De ces dogmes devait sortir une résignation austère qui convenait à la fatigue universelle des âmes :

« Ô univers, s’écrie Marc-Aurèle, tout ce qui te convient me convient ; rien n’est prématuré ni tardif pour moi dans tout ce qu’amènent tes heures ; tous tes fruits me sont bons, ô nature ! Tout sort de toi, tout est dans toi, tout rentre en toi ! »

A mesure que les ombres du soir s’étendaient dans le ciel du vieux monde, la vue des choses divines devenait moins distincte. Tous les types divins semblaient se confondre dans une puissance unique et sans bornes, adorée sous mille noms.

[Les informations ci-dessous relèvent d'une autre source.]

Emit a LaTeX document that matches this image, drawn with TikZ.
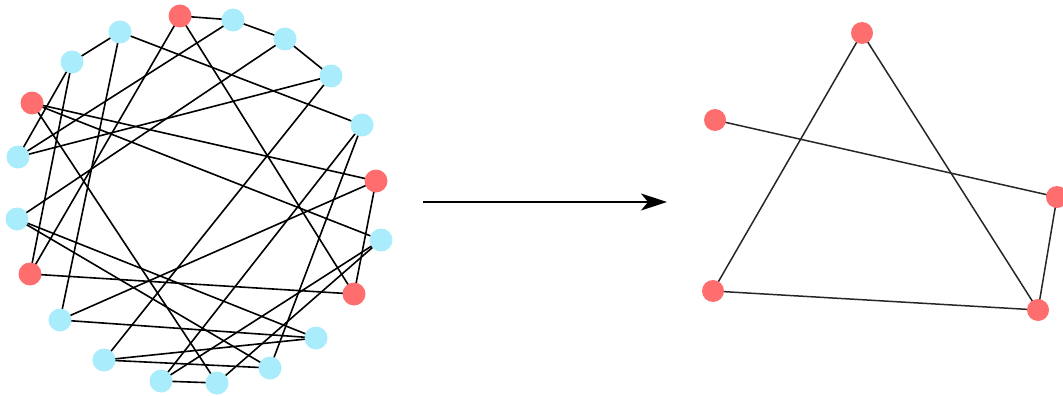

« J’ai entendu tes prières, dit-elle dans Apulée, moi, la Nature, mère des choses, la maîtresse de tous les éléments, née au commencement des siècles, la somme de tous les Dieux, la reine des Mânes, la première des vertus célestes, la face uniforme des dieux et des déesses. J’équilibre par mes mouvements les hauteurs lumineuses du ciel, les souffles salutaires de la mer, le silence lugubre des enfers ; divinité unique, qu’adore l’univers entier sous des aspects multiples, par des rites variés, sous des noms divers. Les Phrygiens premiers-nés m’appellent la Mère de Pessinonte, les autochtones de l’Attique, Athéna Cécropienne, les Chypriotes entourés par les flots, Aphrodite de Paphos, les Crétois armés de flèches, Artémis Dictynne, les Siciliens aux trois langages, Perséphone Stygienne, les Éleusiniens, la nourrice Déméter. Les uns me nomment Héra, les autres Enyo, ceux-ci Hécate, ceux-là Rhamnusia. Mais chez les Éthiopiens qu’éclairaient les premiers rayons du dieu Soleil, chez les Aryâs, chez les Égyptiens, instruits des sciences antiques, on m’honore par les rites qui me sont propres et on me donne mon vrai nom, la reine Isis. »

Aux approches de la nuit, le monde tendait les bras vers cette mère antique des choses, qui tire tout de son sein et y fait tout rentrer. Absorbé comme un vieillard dans la pensée de la mort, il essayait de se résigner à ce long sommeil et passait des terreurs superstitieuses aux extases de l’espérance. Et revenant pour mourir dans cette vieille Égypte qui avait été son berceau et qui allait être sa nécropole, il se coucha en silence dans le tombeau du passé, et sa dernière adoration fut pour Sarapis, le dieu de la mort.